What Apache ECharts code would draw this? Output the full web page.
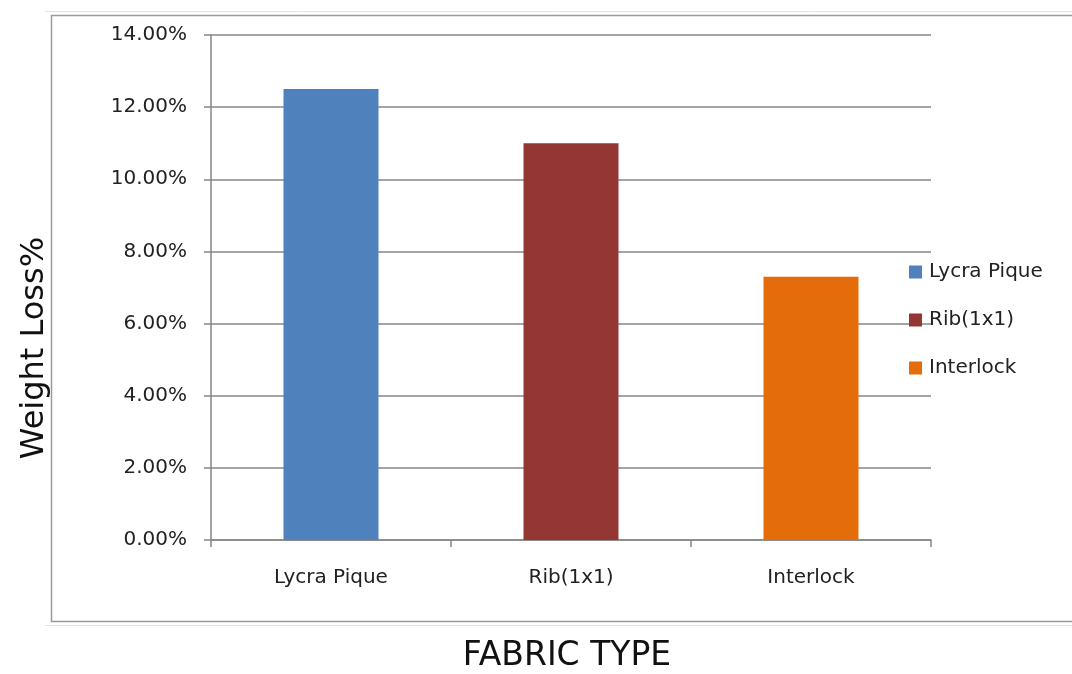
<!DOCTYPE html>
<html><head><meta charset="utf-8">
<script src="https://cdn.jsdelivr.net/npm/echarts@6/dist/echarts.min.js"></script>
<style>html,body{margin:0;padding:0;background:#fff}#c{width:1072px;height:674px}</style>
</head><body><div id="c"></div>
<script>
const categories = ['Lycra Pique', 'Rib(1x1)', 'Interlock'];
const seriesNames = ['Lycra Pique', 'Rib(1x1)', 'Interlock'];
const lycraPique = [0.125, '-', '-'];
const rib1x1 = ['-', 0.110, '-'];
const interlock = ['-', '-', 0.073];
const colors = ['#4F81BD', '#943634', '#E46C0A'];
const xTitle = 'FABRIC TYPE';
const yTitle = 'Weight Loss%';

const font = "'DejaVu Sans', 'Open Sans', sans-serif";
const chart = echarts.init(document.getElementById('c'));
const mk = (name, data, color) => ({
  name, type: 'bar', data, stack: 'all', barWidth: 95,
  itemStyle: { color }, animation: false
});
chart.setOption({
  animation: false,
  color: colors,
  textStyle: { fontFamily: font },
  graphic: [
    { type: 'rect', shape: { x: 51.5, y: 15.5, width: 1040, height: 606 }, style: { fill: 'none', stroke: '#9a9a9a', lineWidth: 1.5 }, silent: true },
    { type: 'line', shape: { x1: 45, y1: 11.5, x2: 1072, y2: 11.5 }, style: { stroke: '#e2e2e2', lineWidth: 1 }, silent: true },
    { type: 'line', shape: { x1: 45, y1: 625.5, x2: 1072, y2: 625.5 }, style: { stroke: '#e2e2e2', lineWidth: 1 }, silent: true },
    { type: 'text', x: 35, y: 348, rotation: Math.PI / 2, silent: true,
      style: { text: yTitle, fontSize: 32, fill: '#111', fontFamily: font, align: 'center', verticalAlign: 'middle' } },
    { type: 'text', x: 567, y: 656, silent: true,
      style: { text: xTitle, fontSize: 33, fill: '#111', fontFamily: font, align: 'center', verticalAlign: 'middle' } }
  ],
  legend: {
    orient: 'vertical', left: 904, top: 257,
    itemWidth: 13, itemHeight: 13, itemGap: 28, icon: 'rect',
    textStyle: { fontSize: 20, color: '#222', fontFamily: font, padding: [0, 0, 0, 2] },
    data: seriesNames
  },
  grid: { left: 211, right: 141, top: 35, bottom: 134, containLabel: false },
  xAxis: {
    type: 'category', data: categories,
    axisLine: { lineStyle: { color: '#868686', width: 1.5 } },
    axisTick: { show: true, length: 7, lineStyle: { color: '#868686', width: 1.5 } },
    axisLabel: { fontSize: 20, color: '#222', margin: 28, fontFamily: font }
  },
  yAxis: {
    type: 'value', min: 0, max: 0.14, interval: 0.02,
    axisLine: { show: true, lineStyle: { color: '#868686', width: 1.5 } },
    axisTick: { show: true, length: 7, inside: false, lineStyle: { color: '#868686', width: 1.5 } },
    splitLine: { lineStyle: { color: '#868686', width: 1.5 } },
    axisLabel: { fontSize: 20, color: '#222', margin: 24, fontFamily: font,
      formatter: v => (v * 100).toFixed(2) + '%' }
  },
  series: [
    mk(seriesNames[0], lycraPique, colors[0]),
    mk(seriesNames[1], rib1x1, colors[1]),
    mk(seriesNames[2], interlock, colors[2])
  ]
});
</script></body></html>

━━━━━━

__Aim of the exercise__. Transcribe all the lines above exactly, apart from the pictures.

__Solution below__.
What Apache ECharts code would draw this? Output the full web page.
<!DOCTYPE html>
<html><head><meta charset="utf-8">
<script src="https://cdn.jsdelivr.net/npm/echarts@6/dist/echarts.min.js"></script>
<style>html,body{margin:0;padding:0;background:#fff}#c{width:1072px;height:674px}</style>
</head><body><div id="c"></div>
<script>
const categories = ['Lycra Pique', 'Rib(1x1)', 'Interlock'];
const seriesNames = ['Lycra Pique', 'Rib(1x1)', 'Interlock'];
const lycraPique = [0.125, '-', '-'];
const rib1x1 = ['-', 0.110, '-'];
const interlock = ['-', '-', 0.073];
const colors = ['#4F81BD', '#943634', '#E46C0A'];
const xTitle = 'FABRIC TYPE';
const yTitle = 'Weight Loss%';

const font = "'DejaVu Sans', 'Open Sans', sans-serif";
const chart = echarts.init(document.getElementById('c'));
const mk = (name, data, color) => ({
  name, type: 'bar', data, stack: 'all', barWidth: 95,
  itemStyle: { color }, animation: false
});
chart.setOption({
  animation: false,
  color: colors,
  textStyle: { fontFamily: font },
  graphic: [
    { type: 'rect', shape: { x: 51.5, y: 15.5, width: 1040, height: 606 }, style: { fill: 'none', stroke: '#9a9a9a', lineWidth: 1.5 }, silent: true },
    { type: 'line', shape: { x1: 45, y1: 11.5, x2: 1072, y2: 11.5 }, style: { stroke: '#e2e2e2', lineWidth: 1 }, silent: true },
    { type: 'line', shape: { x1: 45, y1: 625.5, x2: 1072, y2: 625.5 }, style: { stroke: '#e2e2e2', lineWidth: 1 }, silent: true },
    { type: 'text', x: 35, y: 348, rotation: Math.PI / 2, silent: true,
      style: { text: yTitle, fontSize: 32, fill: '#111', fontFamily: font, align: 'center', verticalAlign: 'middle' } },
    { type: 'text', x: 567, y: 656, silent: true,
      style: { text: xTitle, fontSize: 33, fill: '#111', fontFamily: font, align: 'center', verticalAlign: 'middle' } }
  ],
  legend: {
    orient: 'vertical', left: 904, top: 257,
    itemWidth: 13, itemHeight: 13, itemGap: 28, icon: 'rect',
    textStyle: { fontSize: 20, color: '#222', fontFamily: font, padding: [0, 0, 0, 2] },
    data: seriesNames
  },
  grid: { left: 211, right: 141, top: 35, bottom: 134, containLabel: false },
  xAxis: {
    type: 'category', data: categories,
    axisLine: { lineStyle: { color: '#868686', width: 1.5 } },
    axisTick: { show: true, length: 7, lineStyle: { color: '#868686', width: 1.5 } },
    axisLabel: { fontSize: 20, color: '#222', margin: 28, fontFamily: font }
  },
  yAxis: {
    type: 'value', min: 0, max: 0.14, interval: 0.02,
    axisLine: { show: true, lineStyle: { color: '#868686', width: 1.5 } },
    axisTick: { show: true, length: 7, inside: false, lineStyle: { color: '#868686', width: 1.5 } },
    splitLine: { lineStyle: { color: '#868686', width: 1.5 } },
    axisLabel: { fontSize: 20, color: '#222', margin: 24, fontFamily: font,
      formatter: v => (v * 100).toFixed(2) + '%' }
  },
  series: [
    mk(seriesNames[0], lycraPique, colors[0]),
    mk(seriesNames[1], rib1x1, colors[1]),
    mk(seriesNames[2], interlock, colors[2])
  ]
});
</script></body></html>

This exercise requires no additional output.